We’ve also made it possible for you to subscribe to Sake Today to ensure you automatically get the next issue sent to you without having to go through the ordeal of an online purchase every quarter. The web address for our subscription page is at the end of this article. Don’t miss out on a single issue.
There is an expression in Japanese, 敷居が高い, shiki-i ga takai, meaning “high threshold,” as in the threshold of an entrance to a piece of property. More succinctly explained, when one enters the gate of a traditional residence or establishment, the main gate has a door that slides open on a grooved frame. The platform that holds the grooved base is necessarily somewhat raised off the ground, and so one must step over it to enter. This raised base is a shiki-i, and the higher it is, theoretically the harder it is to enter.
Of course, no shiki-i in the real world makes it difficult to enter the premises. The expression shiki-i ga takai implies a world to which entry for the beginner is not so easily accessible. It applies to something that is less than fully approachable, or hard to get started.
While entry to the sake world may have been like that for many, Sake Today aims to change that. We want to lower the height of the threshold and make sake more approachable, accessible and inviting to people all over the world.
In Sake Today this Issue
We have much to do to improve mainstream consumers’ familiarity with sake, and the most important step towards that goal is to show how and where it is made. For many enthusiasts, “brewed from rice using this koji mold stuff for starch-to-sugar conversion” is probably sufficient explanation. But showing and explaining the mechanical processes in detail—explaining just what is done, why it is done, and introducing some of the myriad variations of each step—will surely bring sake closer to us all.

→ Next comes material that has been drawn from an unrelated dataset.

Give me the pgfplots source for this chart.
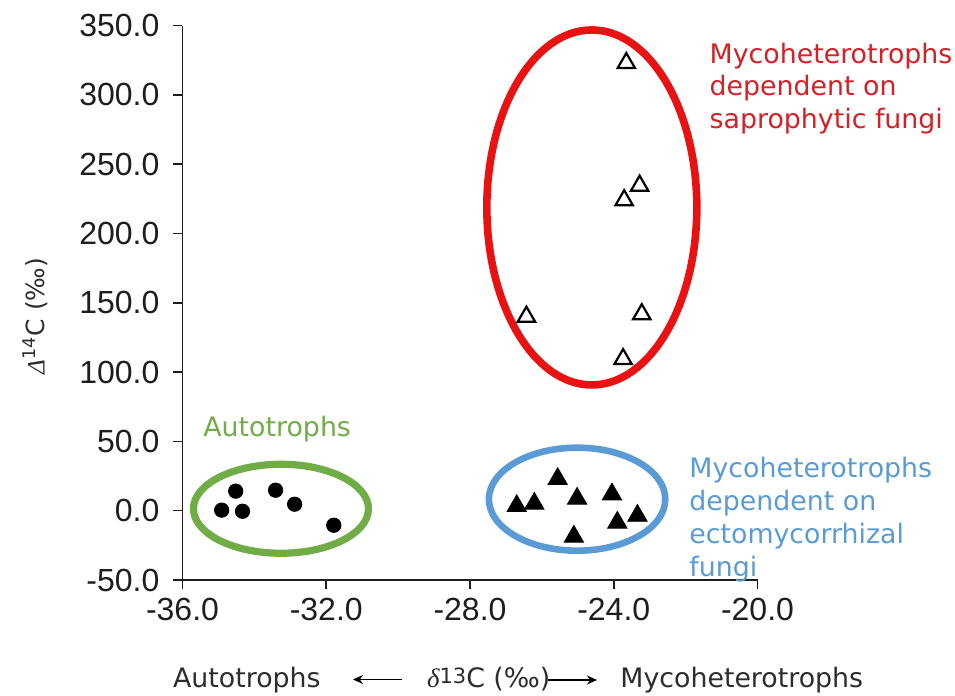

What we call a sake brewery in English is called a kura or sakagura in Japanese. Most are built using traditional Japanese architecture developed over centuries of trial and error, and the timeless architectural principle that “form follows function” is evident everywhere, as most sakagura are beautiful structures. But modern facilities as well are interesting, functional and just damn cool to be in. In each future publication, we plan to showcase one or two kura; we will lay the groundwork in this issue with a general introduction to a typical sake brewery’s layout, structure and flow. With so much variation in the industry, the task will be formidable, but we must begin somewhere.
Haruo Matsuzaki, one of the most renowned sake experts in Japan, touches on sake history and describes in illuminating detail what makes Nada the most significant sake-producing region in Japan. Acclaimed sake and shochu writer Atsuko Sando delves into the significance of several toji, or master brewers, a subject on which she has written an entire book.
Sake and food pairing is another topic brimming with potential—and everyone wants to know how to do it right. There are many takes on this, yet at the same time there is no one proper way or even universally accepted approach. So Sake Today plans to present a range of approaches used by those in the sake-and-food-pairing trenches. We start with Master of Wine and sake cognoscenti Antony Moss presenting a combination of theory and practice.
Add Tony McNicol’s inside look at the sake scene in London, a few more odds and ends, and Sake Today is jumping right into the flow of seminal sake information.
Enjoy the second issue of Sake Today!